What is required: Copy the data exactly as it appears, and do not include any pictures.

Supplied material:
━━━━━━━━━━━━━━━━

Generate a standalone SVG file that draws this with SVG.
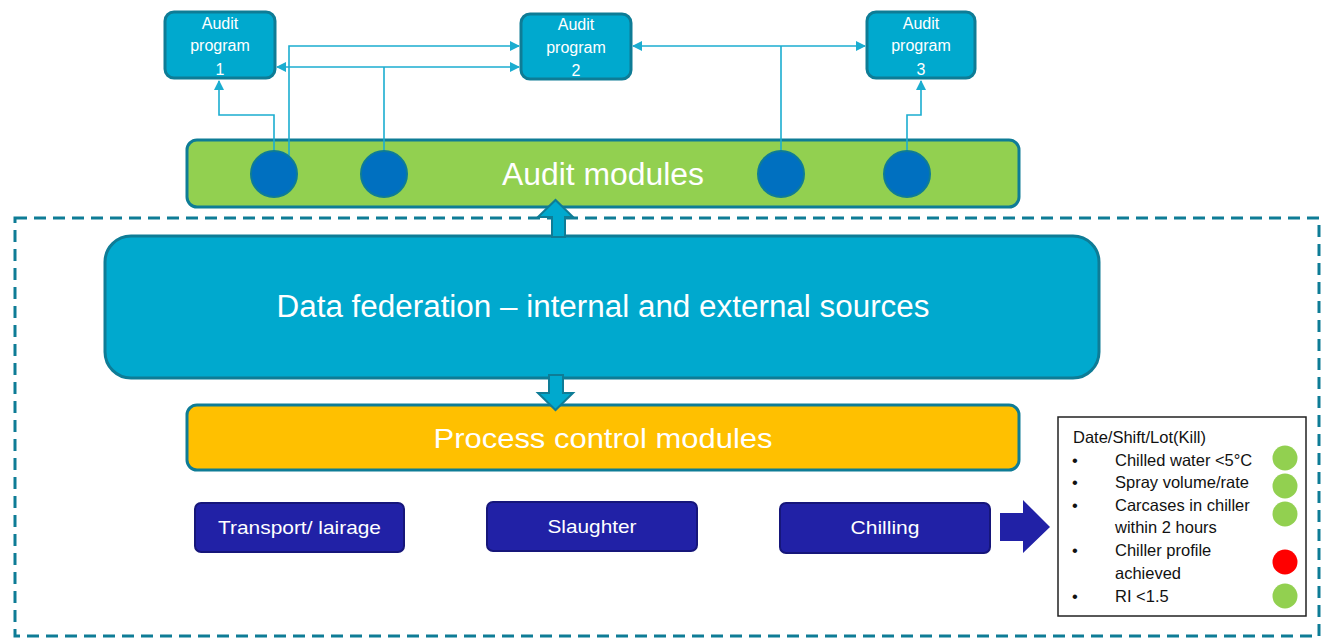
<svg xmlns="http://www.w3.org/2000/svg" width="1327" height="638" viewBox="0 0 1327 638">
<defs>
<style>
.prog{fill:#00A9CE;stroke:#0E7C96;stroke-width:3}
.ptxt{font-family:"Liberation Sans",Arial,sans-serif;font-size:16px;fill:#fff;text-anchor:middle}
.big{font-family:"Liberation Sans",Arial,sans-serif;fill:#fff;text-anchor:middle}
.dot{fill:#0070C0;stroke:#0E7C96;stroke-width:2}
.conn{fill:none;stroke:#1BADD0;stroke-width:1.6}
.step{fill:#2121A6;stroke:#16167A;stroke-width:2}
.stxt{font-family:"Liberation Sans",Arial,sans-serif;font-size:19px;fill:#fff;text-anchor:middle}
.ltxt{font-family:"Liberation Sans",Arial,sans-serif;font-size:16.5px;fill:#111}
.blk{fill:#00A9CE;stroke:#0E7C96;stroke-width:2}
</style>
<marker id="ah2" viewBox="0 0 10 10" refX="9" refY="5" markerWidth="10" markerHeight="10" orient="auto-start-reverse" markerUnits="userSpaceOnUse">
<path d="M0,0 L10,5 L0,10 z" fill="#1BADD0"/>
</marker>
</defs>
<rect x="0" y="0" width="1327" height="638" fill="#fff"/>

<rect id="boundary" x="15" y="218" width="1304" height="418" fill="none" stroke="#0E7C96" stroke-width="3" stroke-dasharray="12,7"/>

<g id="audit-program-1">
<rect class="prog" x="165" y="12" width="110" height="66" rx="9"/>
<text class="ptxt" x="220" y="29">Audit</text>
<text class="ptxt" x="220" y="51">program</text>
<text class="ptxt" x="220" y="75">1</text>
</g>
<g id="audit-program-2">
<rect class="prog" x="521" y="14" width="110" height="65" rx="9"/>
<text class="ptxt" x="576" y="30">Audit</text>
<text class="ptxt" x="576" y="53">program</text>
<text class="ptxt" x="576" y="76">2</text>
</g>
<g id="audit-program-3">
<rect class="prog" x="867" y="12" width="108" height="66" rx="9"/>
<text class="ptxt" x="921" y="29">Audit</text>
<text class="ptxt" x="921" y="51">program</text>
<text class="ptxt" x="921" y="75">3</text>
</g>

<g id="audit-modules">
<rect x="187" y="140" width="832" height="67" rx="10" fill="#92D050" stroke="#0E7C96" stroke-width="3"/>
<text class="big" x="603" y="185" font-size="31" textLength="202" lengthAdjust="spacingAndGlyphs">Audit modules</text>
</g>

<g id="data-federation">
<rect x="105" y="236" width="994" height="142" rx="26" fill="#00A9CE" stroke="#0E7C96" stroke-width="3"/>
<text class="big" x="603" y="317" font-size="31" textLength="653" lengthAdjust="spacingAndGlyphs">Data federation – internal and external sources</text>
</g>

<g id="process-control">
<rect x="187" y="405" width="832" height="65" rx="10" fill="#FFC000" stroke="#0E7C96" stroke-width="3"/>
<text class="big" x="603" y="448" font-size="28" textLength="339" lengthAdjust="spacingAndGlyphs">Process control modules</text>
</g>

<g id="transport">
<rect class="step" x="195" y="503" width="209" height="49" rx="6"/>
<text class="stxt" x="299.5" y="534" textLength="163" lengthAdjust="spacingAndGlyphs">Transport/ lairage</text>
</g>
<g id="slaughter">
<rect class="step" x="487" y="502" width="210" height="49" rx="6"/>
<text class="stxt" x="592" y="533" textLength="89" lengthAdjust="spacingAndGlyphs">Slaughter</text>
</g>
<g id="chilling">
<rect class="step" x="780" y="503" width="210" height="50" rx="6"/>
<text class="stxt" x="885" y="534" textLength="69" lengthAdjust="spacingAndGlyphs">Chilling</text>
</g>

<g id="legend">
<rect x="1058" y="417" width="248" height="199" fill="#fff" stroke="#222" stroke-width="1.5"/>
<text class="ltxt" x="1073" y="443">Date/Shift/Lot(Kill)</text>
<text class="ltxt" x="1072" y="466">•</text>
<text class="ltxt" x="1115" y="466">Chilled water &lt;5°C</text>
<text class="ltxt" x="1072" y="488">•</text>
<text class="ltxt" x="1115" y="488">Spray volume/rate</text>
<text class="ltxt" x="1072" y="511">•</text>
<text class="ltxt" x="1115" y="511">Carcases in chiller</text>
<text class="ltxt" x="1115" y="533">within 2 hours</text>
<text class="ltxt" x="1072" y="556">•</text>
<text class="ltxt" x="1115" y="556">Chiller profile</text>
<text class="ltxt" x="1115" y="579">achieved</text>
<text class="ltxt" x="1072" y="602">•</text>
<text class="ltxt" x="1115" y="602">RI &lt;1.5</text>
<circle cx="1285" cy="458" r="12.5" fill="#92D050"/>
<circle cx="1285" cy="486" r="12.5" fill="#92D050"/>
<circle cx="1285" cy="514" r="12.5" fill="#92D050"/>
<circle cx="1285" cy="562" r="12.5" fill="#FF0000"/>
<circle cx="1285" cy="596" r="12.5" fill="#92D050"/>
</g>

<g id="connectors">
<path class="conn" d="M274,151 V115 H219 V81" marker-end="url(#ah2)"/>
<path class="conn" d="M289,157 V46 H519" marker-end="url(#ah2)"/>
<path class="conn" d="M277,67 H519" marker-start="url(#ah2)" marker-end="url(#ah2)"/>
<path class="conn" d="M384,151 V67"/>
<path class="conn" d="M633,46 H865" marker-start="url(#ah2)" marker-end="url(#ah2)"/>
<path class="conn" d="M781,151 V46"/>
<path class="conn" d="M907,151 V115 H921 V81" marker-end="url(#ah2)"/>
<path id="arrow-up" class="blk" d="M552,237 V217 H538 L555.5,200 L573,217 H565 V237 Z"/>
<path id="arrow-down" class="blk" d="M549,375 V393 H538 L555.5,410 L573,393 H563 V375 Z"/>
<path id="arrow-out" d="M1000,513 H1023 V500 L1050,527 L1023,553 V541 H1000 Z" fill="#2121A6"/>
</g>

<g id="audit-module-points">
<circle class="dot" cx="274" cy="174" r="23"/>
<circle class="dot" cx="384" cy="174" r="23"/>
<circle class="dot" cx="781" cy="174" r="23"/>
<circle class="dot" cx="907" cy="174" r="23"/>
</g>
</svg>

━━━━━━━━━━━━━━━━

Complete response:
Generate a standalone SVG file that draws this with SVG.
<svg xmlns="http://www.w3.org/2000/svg" width="1327" height="638" viewBox="0 0 1327 638">
<defs>
<style>
.prog{fill:#00A9CE;stroke:#0E7C96;stroke-width:3}
.ptxt{font-family:"Liberation Sans",Arial,sans-serif;font-size:16px;fill:#fff;text-anchor:middle}
.big{font-family:"Liberation Sans",Arial,sans-serif;fill:#fff;text-anchor:middle}
.dot{fill:#0070C0;stroke:#0E7C96;stroke-width:2}
.conn{fill:none;stroke:#1BADD0;stroke-width:1.6}
.step{fill:#2121A6;stroke:#16167A;stroke-width:2}
.stxt{font-family:"Liberation Sans",Arial,sans-serif;font-size:19px;fill:#fff;text-anchor:middle}
.ltxt{font-family:"Liberation Sans",Arial,sans-serif;font-size:16.5px;fill:#111}
.blk{fill:#00A9CE;stroke:#0E7C96;stroke-width:2}
</style>
<marker id="ah2" viewBox="0 0 10 10" refX="9" refY="5" markerWidth="10" markerHeight="10" orient="auto-start-reverse" markerUnits="userSpaceOnUse">
<path d="M0,0 L10,5 L0,10 z" fill="#1BADD0"/>
</marker>
</defs>
<rect x="0" y="0" width="1327" height="638" fill="#fff"/>

<rect id="boundary" x="15" y="218" width="1304" height="418" fill="none" stroke="#0E7C96" stroke-width="3" stroke-dasharray="12,7"/>

<g id="audit-program-1">
<rect class="prog" x="165" y="12" width="110" height="66" rx="9"/>
<text class="ptxt" x="220" y="29">Audit</text>
<text class="ptxt" x="220" y="51">program</text>
<text class="ptxt" x="220" y="75">1</text>
</g>
<g id="audit-program-2">
<rect class="prog" x="521" y="14" width="110" height="65" rx="9"/>
<text class="ptxt" x="576" y="30">Audit</text>
<text class="ptxt" x="576" y="53">program</text>
<text class="ptxt" x="576" y="76">2</text>
</g>
<g id="audit-program-3">
<rect class="prog" x="867" y="12" width="108" height="66" rx="9"/>
<text class="ptxt" x="921" y="29">Audit</text>
<text class="ptxt" x="921" y="51">program</text>
<text class="ptxt" x="921" y="75">3</text>
</g>

<g id="audit-modules">
<rect x="187" y="140" width="832" height="67" rx="10" fill="#92D050" stroke="#0E7C96" stroke-width="3"/>
<text class="big" x="603" y="185" font-size="31" textLength="202" lengthAdjust="spacingAndGlyphs">Audit modules</text>
</g>

<g id="data-federation">
<rect x="105" y="236" width="994" height="142" rx="26" fill="#00A9CE" stroke="#0E7C96" stroke-width="3"/>
<text class="big" x="603" y="317" font-size="31" textLength="653" lengthAdjust="spacingAndGlyphs">Data federation – internal and external sources</text>
</g>

<g id="process-control">
<rect x="187" y="405" width="832" height="65" rx="10" fill="#FFC000" stroke="#0E7C96" stroke-width="3"/>
<text class="big" x="603" y="448" font-size="28" textLength="339" lengthAdjust="spacingAndGlyphs">Process control modules</text>
</g>

<g id="transport">
<rect class="step" x="195" y="503" width="209" height="49" rx="6"/>
<text class="stxt" x="299.5" y="534" textLength="163" lengthAdjust="spacingAndGlyphs">Transport/ lairage</text>
</g>
<g id="slaughter">
<rect class="step" x="487" y="502" width="210" height="49" rx="6"/>
<text class="stxt" x="592" y="533" textLength="89" lengthAdjust="spacingAndGlyphs">Slaughter</text>
</g>
<g id="chilling">
<rect class="step" x="780" y="503" width="210" height="50" rx="6"/>
<text class="stxt" x="885" y="534" textLength="69" lengthAdjust="spacingAndGlyphs">Chilling</text>
</g>

<g id="legend">
<rect x="1058" y="417" width="248" height="199" fill="#fff" stroke="#222" stroke-width="1.5"/>
<text class="ltxt" x="1073" y="443">Date/Shift/Lot(Kill)</text>
<text class="ltxt" x="1072" y="466">•</text>
<text class="ltxt" x="1115" y="466">Chilled water &lt;5°C</text>
<text class="ltxt" x="1072" y="488">•</text>
<text class="ltxt" x="1115" y="488">Spray volume/rate</text>
<text class="ltxt" x="1072" y="511">•</text>
<text class="ltxt" x="1115" y="511">Carcases in chiller</text>
<text class="ltxt" x="1115" y="533">within 2 hours</text>
<text class="ltxt" x="1072" y="556">•</text>
<text class="ltxt" x="1115" y="556">Chiller profile</text>
<text class="ltxt" x="1115" y="579">achieved</text>
<text class="ltxt" x="1072" y="602">•</text>
<text class="ltxt" x="1115" y="602">RI &lt;1.5</text>
<circle cx="1285" cy="458" r="12.5" fill="#92D050"/>
<circle cx="1285" cy="486" r="12.5" fill="#92D050"/>
<circle cx="1285" cy="514" r="12.5" fill="#92D050"/>
<circle cx="1285" cy="562" r="12.5" fill="#FF0000"/>
<circle cx="1285" cy="596" r="12.5" fill="#92D050"/>
</g>

<g id="connectors">
<path class="conn" d="M274,151 V115 H219 V81" marker-end="url(#ah2)"/>
<path class="conn" d="M289,157 V46 H519" marker-end="url(#ah2)"/>
<path class="conn" d="M277,67 H519" marker-start="url(#ah2)" marker-end="url(#ah2)"/>
<path class="conn" d="M384,151 V67"/>
<path class="conn" d="M633,46 H865" marker-start="url(#ah2)" marker-end="url(#ah2)"/>
<path class="conn" d="M781,151 V46"/>
<path class="conn" d="M907,151 V115 H921 V81" marker-end="url(#ah2)"/>
<path id="arrow-up" class="blk" d="M552,237 V217 H538 L555.5,200 L573,217 H565 V237 Z"/>
<path id="arrow-down" class="blk" d="M549,375 V393 H538 L555.5,410 L573,393 H563 V375 Z"/>
<path id="arrow-out" d="M1000,513 H1023 V500 L1050,527 L1023,553 V541 H1000 Z" fill="#2121A6"/>
</g>

<g id="audit-module-points">
<circle class="dot" cx="274" cy="174" r="23"/>
<circle class="dot" cx="384" cy="174" r="23"/>
<circle class="dot" cx="781" cy="174" r="23"/>
<circle class="dot" cx="907" cy="174" r="23"/>
</g>
</svg>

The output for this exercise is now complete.